((

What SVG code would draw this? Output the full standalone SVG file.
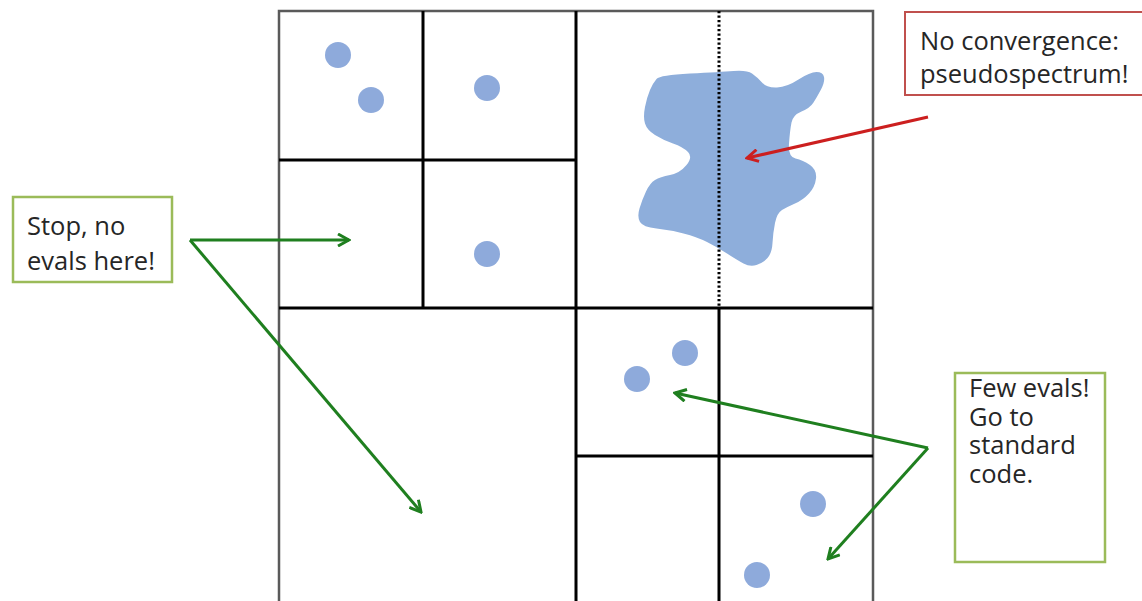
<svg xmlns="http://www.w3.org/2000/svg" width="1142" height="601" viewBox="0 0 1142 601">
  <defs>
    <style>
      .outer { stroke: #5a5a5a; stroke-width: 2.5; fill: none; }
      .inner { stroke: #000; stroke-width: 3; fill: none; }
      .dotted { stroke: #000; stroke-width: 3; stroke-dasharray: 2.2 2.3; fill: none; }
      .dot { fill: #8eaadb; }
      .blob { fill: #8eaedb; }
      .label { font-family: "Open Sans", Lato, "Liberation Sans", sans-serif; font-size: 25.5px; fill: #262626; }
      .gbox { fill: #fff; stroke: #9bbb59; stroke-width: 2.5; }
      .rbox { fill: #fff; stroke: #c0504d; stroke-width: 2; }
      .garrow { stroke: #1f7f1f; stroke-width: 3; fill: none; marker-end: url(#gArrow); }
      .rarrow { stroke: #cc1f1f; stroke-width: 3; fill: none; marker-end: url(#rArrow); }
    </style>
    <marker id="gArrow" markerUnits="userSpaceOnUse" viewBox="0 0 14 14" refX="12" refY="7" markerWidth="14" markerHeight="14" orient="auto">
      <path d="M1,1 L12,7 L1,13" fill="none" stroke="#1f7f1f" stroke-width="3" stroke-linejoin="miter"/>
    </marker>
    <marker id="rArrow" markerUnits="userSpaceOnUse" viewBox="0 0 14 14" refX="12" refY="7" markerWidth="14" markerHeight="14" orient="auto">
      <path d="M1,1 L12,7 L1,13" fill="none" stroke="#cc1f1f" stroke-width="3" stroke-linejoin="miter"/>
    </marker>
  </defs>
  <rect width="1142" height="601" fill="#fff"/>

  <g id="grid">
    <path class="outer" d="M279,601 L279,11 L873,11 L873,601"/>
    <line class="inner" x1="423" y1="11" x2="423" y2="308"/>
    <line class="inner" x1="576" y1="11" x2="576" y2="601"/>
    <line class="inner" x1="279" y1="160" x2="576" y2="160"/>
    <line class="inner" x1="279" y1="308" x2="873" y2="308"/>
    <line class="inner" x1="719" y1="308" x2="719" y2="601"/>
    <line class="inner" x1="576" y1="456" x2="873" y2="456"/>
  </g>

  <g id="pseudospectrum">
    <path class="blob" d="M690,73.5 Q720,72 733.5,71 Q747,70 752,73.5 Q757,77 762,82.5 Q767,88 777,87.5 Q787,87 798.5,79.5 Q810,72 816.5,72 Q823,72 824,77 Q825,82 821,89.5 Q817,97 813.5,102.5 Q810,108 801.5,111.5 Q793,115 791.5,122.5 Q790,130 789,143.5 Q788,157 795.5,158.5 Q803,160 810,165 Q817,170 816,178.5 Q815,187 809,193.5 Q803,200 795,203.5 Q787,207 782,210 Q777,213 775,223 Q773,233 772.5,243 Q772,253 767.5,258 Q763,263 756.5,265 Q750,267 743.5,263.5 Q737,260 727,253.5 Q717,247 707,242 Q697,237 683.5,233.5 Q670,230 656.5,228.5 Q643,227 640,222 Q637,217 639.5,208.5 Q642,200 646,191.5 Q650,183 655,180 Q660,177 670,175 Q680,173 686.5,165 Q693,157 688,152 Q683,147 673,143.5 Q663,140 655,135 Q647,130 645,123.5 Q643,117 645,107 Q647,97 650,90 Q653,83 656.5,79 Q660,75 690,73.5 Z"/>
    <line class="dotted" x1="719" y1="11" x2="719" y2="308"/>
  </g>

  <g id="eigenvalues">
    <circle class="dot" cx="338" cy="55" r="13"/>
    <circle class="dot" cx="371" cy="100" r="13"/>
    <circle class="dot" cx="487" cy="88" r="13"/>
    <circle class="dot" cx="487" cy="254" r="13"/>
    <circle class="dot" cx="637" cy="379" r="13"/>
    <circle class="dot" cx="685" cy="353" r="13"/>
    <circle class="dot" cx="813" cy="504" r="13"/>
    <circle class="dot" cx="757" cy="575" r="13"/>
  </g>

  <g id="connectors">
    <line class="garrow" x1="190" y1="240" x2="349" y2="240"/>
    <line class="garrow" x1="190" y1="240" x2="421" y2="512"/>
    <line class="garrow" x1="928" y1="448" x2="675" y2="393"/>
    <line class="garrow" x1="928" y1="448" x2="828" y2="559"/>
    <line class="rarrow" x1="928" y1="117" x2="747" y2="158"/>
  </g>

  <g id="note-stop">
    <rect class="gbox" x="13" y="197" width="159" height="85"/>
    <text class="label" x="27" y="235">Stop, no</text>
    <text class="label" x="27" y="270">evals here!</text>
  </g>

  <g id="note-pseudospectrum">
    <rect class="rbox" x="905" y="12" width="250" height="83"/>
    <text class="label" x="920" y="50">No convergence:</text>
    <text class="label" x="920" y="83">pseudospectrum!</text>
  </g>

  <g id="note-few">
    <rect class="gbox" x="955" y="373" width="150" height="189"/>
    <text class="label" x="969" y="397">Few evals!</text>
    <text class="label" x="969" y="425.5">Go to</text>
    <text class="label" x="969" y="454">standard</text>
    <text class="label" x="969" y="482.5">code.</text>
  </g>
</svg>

))

_Given task_: Repeat all of the data above word for word, minus the pictures.

_Solution_:
What SVG code would draw this? Output the full standalone SVG file.
<svg xmlns="http://www.w3.org/2000/svg" width="1142" height="601" viewBox="0 0 1142 601">
  <defs>
    <style>
      .outer { stroke: #5a5a5a; stroke-width: 2.5; fill: none; }
      .inner { stroke: #000; stroke-width: 3; fill: none; }
      .dotted { stroke: #000; stroke-width: 3; stroke-dasharray: 2.2 2.3; fill: none; }
      .dot { fill: #8eaadb; }
      .blob { fill: #8eaedb; }
      .label { font-family: "Open Sans", Lato, "Liberation Sans", sans-serif; font-size: 25.5px; fill: #262626; }
      .gbox { fill: #fff; stroke: #9bbb59; stroke-width: 2.5; }
      .rbox { fill: #fff; stroke: #c0504d; stroke-width: 2; }
      .garrow { stroke: #1f7f1f; stroke-width: 3; fill: none; marker-end: url(#gArrow); }
      .rarrow { stroke: #cc1f1f; stroke-width: 3; fill: none; marker-end: url(#rArrow); }
    </style>
    <marker id="gArrow" markerUnits="userSpaceOnUse" viewBox="0 0 14 14" refX="12" refY="7" markerWidth="14" markerHeight="14" orient="auto">
      <path d="M1,1 L12,7 L1,13" fill="none" stroke="#1f7f1f" stroke-width="3" stroke-linejoin="miter"/>
    </marker>
    <marker id="rArrow" markerUnits="userSpaceOnUse" viewBox="0 0 14 14" refX="12" refY="7" markerWidth="14" markerHeight="14" orient="auto">
      <path d="M1,1 L12,7 L1,13" fill="none" stroke="#cc1f1f" stroke-width="3" stroke-linejoin="miter"/>
    </marker>
  </defs>
  <rect width="1142" height="601" fill="#fff"/>

  <g id="grid">
    <path class="outer" d="M279,601 L279,11 L873,11 L873,601"/>
    <line class="inner" x1="423" y1="11" x2="423" y2="308"/>
    <line class="inner" x1="576" y1="11" x2="576" y2="601"/>
    <line class="inner" x1="279" y1="160" x2="576" y2="160"/>
    <line class="inner" x1="279" y1="308" x2="873" y2="308"/>
    <line class="inner" x1="719" y1="308" x2="719" y2="601"/>
    <line class="inner" x1="576" y1="456" x2="873" y2="456"/>
  </g>

  <g id="pseudospectrum">
    <path class="blob" d="M690,73.5 Q720,72 733.5,71 Q747,70 752,73.5 Q757,77 762,82.5 Q767,88 777,87.5 Q787,87 798.5,79.5 Q810,72 816.5,72 Q823,72 824,77 Q825,82 821,89.5 Q817,97 813.5,102.5 Q810,108 801.5,111.5 Q793,115 791.5,122.5 Q790,130 789,143.5 Q788,157 795.5,158.5 Q803,160 810,165 Q817,170 816,178.5 Q815,187 809,193.5 Q803,200 795,203.5 Q787,207 782,210 Q777,213 775,223 Q773,233 772.5,243 Q772,253 767.5,258 Q763,263 756.5,265 Q750,267 743.5,263.5 Q737,260 727,253.5 Q717,247 707,242 Q697,237 683.5,233.5 Q670,230 656.5,228.5 Q643,227 640,222 Q637,217 639.5,208.5 Q642,200 646,191.5 Q650,183 655,180 Q660,177 670,175 Q680,173 686.5,165 Q693,157 688,152 Q683,147 673,143.5 Q663,140 655,135 Q647,130 645,123.5 Q643,117 645,107 Q647,97 650,90 Q653,83 656.5,79 Q660,75 690,73.5 Z"/>
    <line class="dotted" x1="719" y1="11" x2="719" y2="308"/>
  </g>

  <g id="eigenvalues">
    <circle class="dot" cx="338" cy="55" r="13"/>
    <circle class="dot" cx="371" cy="100" r="13"/>
    <circle class="dot" cx="487" cy="88" r="13"/>
    <circle class="dot" cx="487" cy="254" r="13"/>
    <circle class="dot" cx="637" cy="379" r="13"/>
    <circle class="dot" cx="685" cy="353" r="13"/>
    <circle class="dot" cx="813" cy="504" r="13"/>
    <circle class="dot" cx="757" cy="575" r="13"/>
  </g>

  <g id="connectors">
    <line class="garrow" x1="190" y1="240" x2="349" y2="240"/>
    <line class="garrow" x1="190" y1="240" x2="421" y2="512"/>
    <line class="garrow" x1="928" y1="448" x2="675" y2="393"/>
    <line class="garrow" x1="928" y1="448" x2="828" y2="559"/>
    <line class="rarrow" x1="928" y1="117" x2="747" y2="158"/>
  </g>

  <g id="note-stop">
    <rect class="gbox" x="13" y="197" width="159" height="85"/>
    <text class="label" x="27" y="235">Stop, no</text>
    <text class="label" x="27" y="270">evals here!</text>
  </g>

  <g id="note-pseudospectrum">
    <rect class="rbox" x="905" y="12" width="250" height="83"/>
    <text class="label" x="920" y="50">No convergence:</text>
    <text class="label" x="920" y="83">pseudospectrum!</text>
  </g>

  <g id="note-few">
    <rect class="gbox" x="955" y="373" width="150" height="189"/>
    <text class="label" x="969" y="397">Few evals!</text>
    <text class="label" x="969" y="425.5">Go to</text>
    <text class="label" x="969" y="454">standard</text>
    <text class="label" x="969" y="482.5">code.</text>
  </g>
</svg>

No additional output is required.